Artillery Magazine: "peace love freedom happiness"
"Joy to the World: My Holiday Season in a Nutshell," by Ezrha Jean Black (Jan 3, 2016)
Jan. 8, 2016
"...Diane Rosenstein opened a show that was like a giant gift box nesting, Russian doll style, yet another gift within, each opening upon some sparkling gem(s) of art – in painting, sculpture, drawings, prints, photography and other works on paper, and objects almost unclassifiable.

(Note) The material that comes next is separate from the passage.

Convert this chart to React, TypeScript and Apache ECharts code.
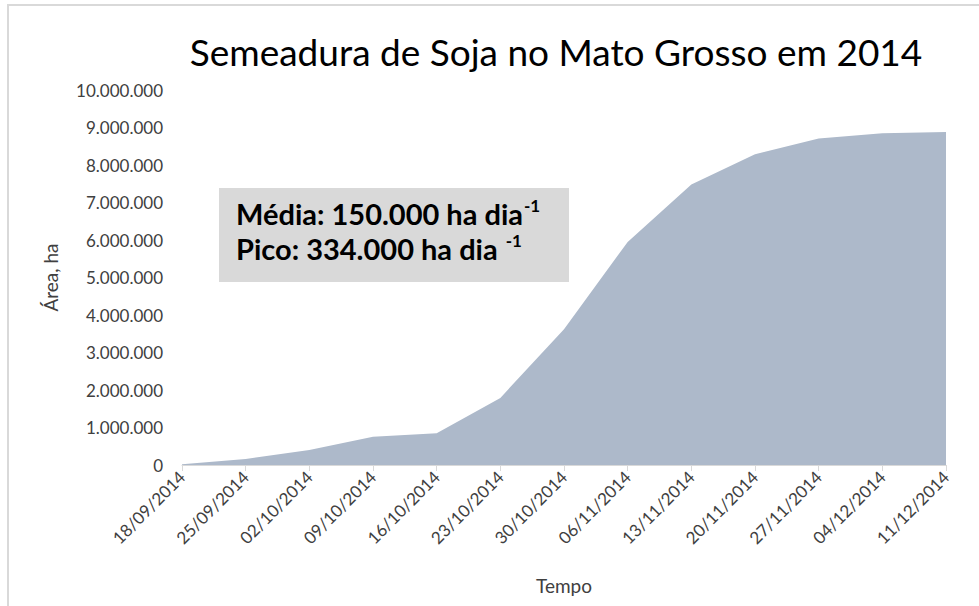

Cumulatively, it was almost breathtaking. I ran into a prominent local curator who happened to be viewing the show at the same time I was there, and neither of us could conceal our elation. The consistent excellence of the work gives the show a kaleidoscopic, almost celebratory dazzle; yet it also touches on some of the most pressing issues of our time.

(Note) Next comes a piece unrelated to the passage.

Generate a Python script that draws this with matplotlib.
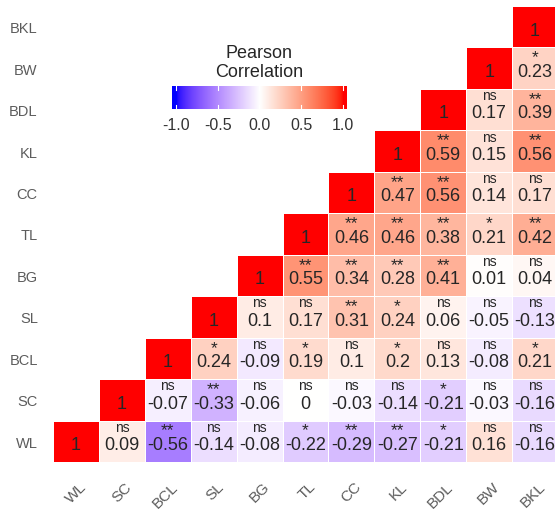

The show is titled, peace love freedom happiness; and however its spirit may or may not be carried away with the viewer into the new year, I think I can safely say the viewer will experience some moments of intense joy within the gallery’s spaces. The first of those moments is a small Sarah Awad painting, that may have been a study (or simply a smaller work) for her Gates paintings, a beautiful show Awad opened earlier in the year, that used the filigreed wrought iron gates and fences that typically surround large residential properties and estates all over L.A.’s more affluent suburbs and urban enclaves as motive and springboard for a painterly excursus into the view ‘through’ and ‘over’ implicit in both landscape and abstract conventions. The painting, “Casement” could be a kind of talisman for the series, and it’s simply exquisite.

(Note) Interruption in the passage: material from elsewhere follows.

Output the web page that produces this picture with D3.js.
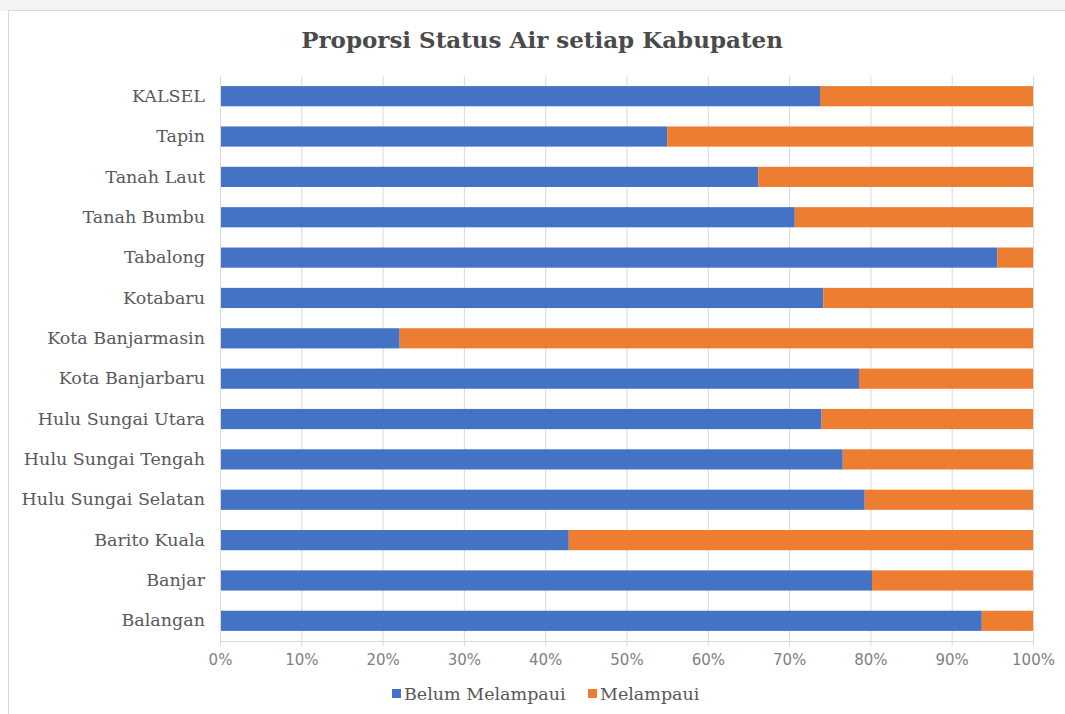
<!DOCTYPE html>
<html>
<head>
<meta charset="utf-8">
<script src="https://cdn.jsdelivr.net/npm/d3@7"></script>
<style>
  html, body { margin: 0; padding: 0; background: #fff; }
  svg { display: block; }
</style>
</head>
<body>
<script>
// categories, top to bottom
const kabupaten = [
  "KALSEL", "Tapin", "Tanah Laut", "Tanah Bumbu", "Tabalong", "Kotabaru",
  "Kota Banjarmasin", "Kota Banjarbaru", "Hulu Sungai Utara", "Hulu Sungai Tengah",
  "Hulu Sungai Selatan", "Barito Kuala", "Banjar", "Balangan"
];
// share "Belum Melampaui" (%)
const belumMelampaui = [73.8, 55.0, 66.2, 70.7, 95.6, 74.2, 22.1, 78.6, 74.0, 76.6, 79.3, 42.9, 80.2, 93.7];
// share "Melampaui" (%)
const melampaui = belumMelampaui.map(v => 100 - v);
const seriesNames = ["Belum Melampaui", "Melampaui"];
const seriesColors = ["#4472C4", "#ED7D31"];
const xTicks = [0, 10, 20, 30, 40, 50, 60, 70, 80, 90, 100];

const width = 1065, height = 714;
const margin = {top: 76, right: 32, bottom: 73, left: 220};

const svg = d3.select("body").append("svg")
  .attr("width", width)
  .attr("height", height);

// light strip at the very top + chart frame
svg.append("rect").attr("x", 0).attr("y", 0).attr("width", width).attr("height", 11).attr("fill", "#f4f4f4");
svg.append("rect").attr("x", 8.5).attr("y", 10.5).attr("width", width - 8).attr("height", height)
  .attr("fill", "#fff").attr("stroke", "#d9d9d9");

const x = d3.scaleLinear().domain([0, 100]).range([margin.left, width - margin.right]);
const y = d3.scaleBand().domain(kabupaten).range([margin.top, height - margin.bottom]).paddingInner(0.5).paddingOuter(0.25);

// gridlines
svg.append("g").selectAll("line")
  .data(xTicks)
  .join("line")
  .attr("x1", d => x(d) + 0.5).attr("x2", d => x(d) + 0.5)
  .attr("y1", margin.top).attr("y2", height - margin.bottom + 5)
  .attr("stroke", "#d9d9d9");

const rows = kabupaten.map((k, i) => ({k, a: belumMelampaui[i], b: melampaui[i]}));
const stacked = d3.stack().keys(["a", "b"])(rows);

svg.append("g").selectAll("g")
  .data(stacked)
  .join("g")
  .attr("fill", (d, i) => seriesColors[i])
  .selectAll("rect")
  .data(d => d)
  .join("rect")
  .attr("x", d => x(d[0]))
  .attr("width", d => x(d[1]) - x(d[0]))
  .attr("y", d => y(d.data.k))
  .attr("height", y.bandwidth());

// axes
svg.append("line")
  .attr("x1", x(0) + 0.5).attr("x2", x(0) + 0.5)
  .attr("y1", margin.top).attr("y2", height - margin.bottom)
  .attr("stroke", "#d9d9d9");
svg.append("line")
  .attr("x1", x(0)).attr("x2", x(100) + 1)
  .attr("y1", height - margin.bottom + 0.5).attr("y2", height - margin.bottom + 0.5)
  .attr("stroke", "#d9d9d9");

const xAxis = svg.append("g")
  .attr("transform", `translate(0,${height - margin.bottom})`)
  .call(d3.axisBottom(x).tickValues(xTicks).tickFormat(d => d + "%").tickSize(0).tickPadding(13));
xAxis.select(".domain").remove();
xAxis.selectAll("text")
  .attr("font-family", "DejaVu Sans")
  .attr("font-size", 15)
  .attr("fill", "#7f7f7f");

const yAxis = svg.append("g")
  .attr("transform", `translate(${margin.left},0)`)
  .call(d3.axisLeft(y).tickSize(0).tickPadding(15));
yAxis.select(".domain").remove();
yAxis.selectAll("text")
  .attr("font-family", "DejaVu Serif")
  .attr("font-size", 17.5)
  .attr("fill", "#595959");

// title
svg.append("text")
  .attr("x", 542).attr("y", 48)
  .attr("text-anchor", "middle")
  .attr("font-family", "DejaVu Serif")
  .attr("font-weight", "bold")
  .attr("font-size", 23)
  .attr("fill", "#4a4a4a")
  .text("Proporsi Status Air setiap Kabupaten");

// legend
const legendX = [392, 588];
const legend = svg.append("g").selectAll("g")
  .data(seriesNames)
  .join("g")
  .attr("transform", (d, i) => `translate(${legendX[i]},700)`);
legend.append("rect")
  .attr("x", 0).attr("y", -11).attr("width", 9).attr("height", 9)
  .attr("fill", (d, i) => seriesColors[i]);
legend.append("text")
  .attr("x", 12).attr("y", 0)
  .attr("font-family", "DejaVu Serif")
  .attr("font-size", 17.5)
  .attr("fill", "#595959")
  .text(d => d);
</script>
</body>
</html>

Viewers might be familiar with the explosive quality of some of Anish Kapoor’s work – not least from his show earlier this past year at Regen Projects. But he can bring the volume down now and then; and the Rosenstein show included a beautiful suite of slightly more subdued ectoplasmic eruptions in a suite of beautiful color etchings. That muted quality connects with the Miranda Lichtenstein photographic prints and Polaroids of mostly floral and foliage subjects. Lichtenstein comes at her subjects obliquely (and sometimes from several angles simultaneously – or so it would seem). Lens, ‘filter’ (in any number of senses) and lighting may veil, distort or simply complicate the view, the surround, the atmosphere around a subject that, finally, eludes firm definition.
Nature (or a kind of counter-nature) is treated with similar ambiguity in works on paper, canvas and panels (and even sculpture) variously by Eben Goff(extensively), Jane Wilbraham, David Schafer, and Roland Reiss (including the rippling Bent Field of 1969, which has its own talismanic, almost iconic power). Each produces a kind of visual poetry that ranges analogously from the sparest haiku to elegant lyricism to the elegiac. Fissures register prominently in many of these works – in nature, in perception; and Karin Apollonia Müller’s earthbound subjects have long considered them; also the aura of ambiguity, even ambivalence that envelops the concrete – our slippery apprehensions of physical actualities. But from here, she simultaneously soars and submerges in the cosmic apprehension of our tenuous, intermittently luminous, imprint on the cosmos in the “Citylight” and “Starlight” series of lightjet prints produced from NASA/JPLtelescope data transmissions for her 2013 Far Out show.
The show, which runs through January 16th, also includes work by John Adelman, Eleanor Antin, Jedd Garet and Arnold Helbling.